Either way, I ordered this Hungry Human breakfast. I chose it because with the regular breakfast, you get your choice of ham, bacon, sausage, or bologna, but with this Hungry Human one, I saw by the menu that it contained ham, bacon, and sausage, and I was quite in the mood for breakfast meats. Now, in my experience, when you go to a breakfast restaurant for a similar meal, you get a small serving of each meat, usually a half slice of ham and two each of bacon strips and little brekkie sausages. That's plenty for me usually. At Celtic Hearth, that is not the case. My plate was frikking towering. In addition to the usual eggs, toast, and potatoes, there were five strips of bacon, three sizeable breakfast sausages, and a great thick slice of grilled ham. Thinking to myself, "Oh well, I'll have whatever's left boxed up", I tucked in.

As I was having my scoff, I began going over the night's previous events in my head, and while I was gobbling a piece of toast with strawberry jam, it hit me like a ton of bricks: I had behaved in an absolutely abominable manner. I'd sat by myself like a creepy, socially-inept loser. I'd talked to strangers. I'd insinuated myself into their group. I'd danced with strange men and allowed myself to freak and be freaked on. I'd even done stupid shoulder shimmies to show off my stupid ugly south-of-the-border shoulder fringe. In short, despite being stone cold sober, I'd behaved like a far, far bigger douchebag than any of the club patrons who were completely ossified. And there were people there with cameras! And camera phones! They may have caught me in their photos, which they will upload to their computers, and now evidence of my douchebaggery is going to be all over fucking Facebook for the world to see. FAN-BLOODY-TASTIC. At this point, I decided that I was not fit to ever engage in social situations and vowed never to go out in public again except to find/go to a job. I was sitting at a restaurant table and I was inwardly going batshit fucking insane with worry. I figured I'd better call for the bill and get my ass in a cab before I made a further spectacle of myself. I looked down at my plate.

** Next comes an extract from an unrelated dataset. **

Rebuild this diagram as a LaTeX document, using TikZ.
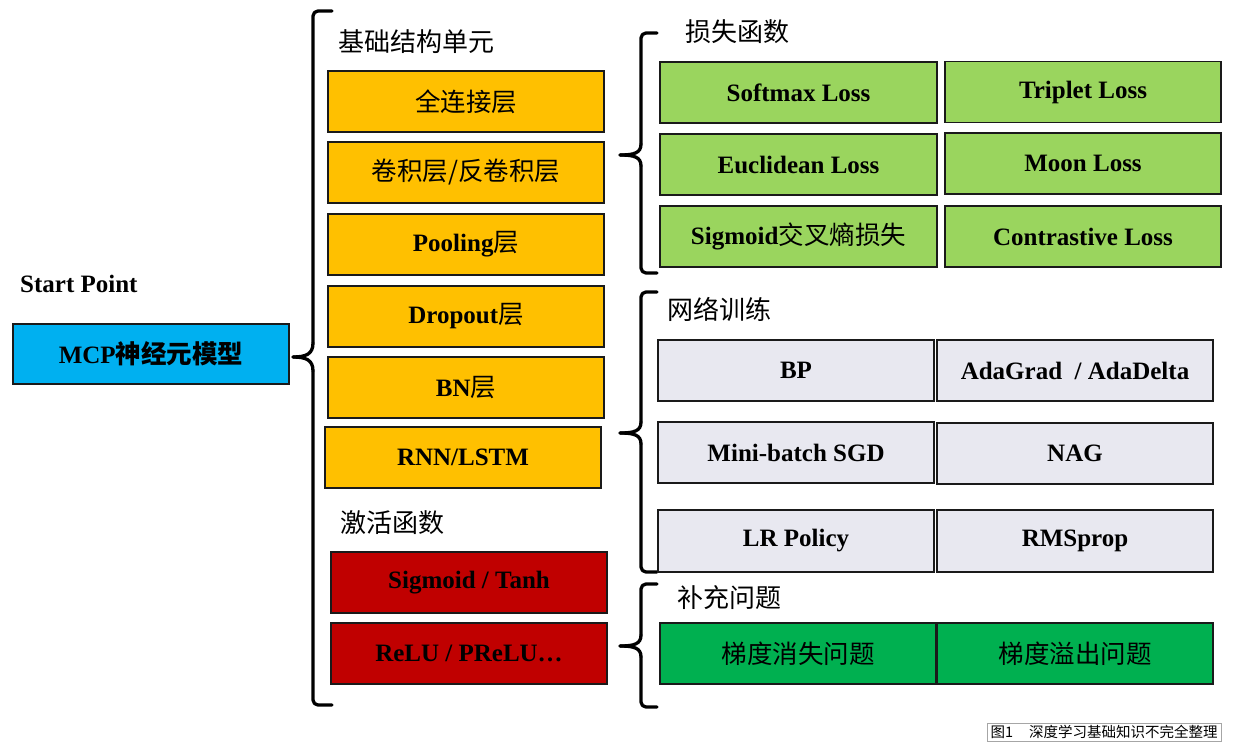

In the midst of all the hollandaise sauce reek, misplaced political correctness, and crippling (there's that word again!) social anxiety...

I had eaten the entire Hungry Human Breakfast.

I then amended my vow: "I will never go out in public again, except to find/go to a job...or to go to the gym!"


*For the record, there are two versions: "Burger Queen", and "Burger Queen Français", which, as the title suggests, is in French.

1 comment:

Andrea said...

See, I read the description of your time at the club and thought "good for Vanessa! Putting herself out there and being confidant and making new friends! Sounds like so much fun I wish I could be less shy like her!"
Maybe you're looking at it the wrong way? I'm not exactly sure what being freaked on means in the context of dancing, but it sounds like a positive interaction/response from the person you were dancing with.

Also, I'm pretty sure the people who are politically correct enough to be conscious of using gendered language are not the same people who use words like squaw and retarded. Neither would those words survive on a public platform like a restaurant menu without receiving lots of complaints. I fail to see how it's hypocritical. Some people/contexts are PC and some are not.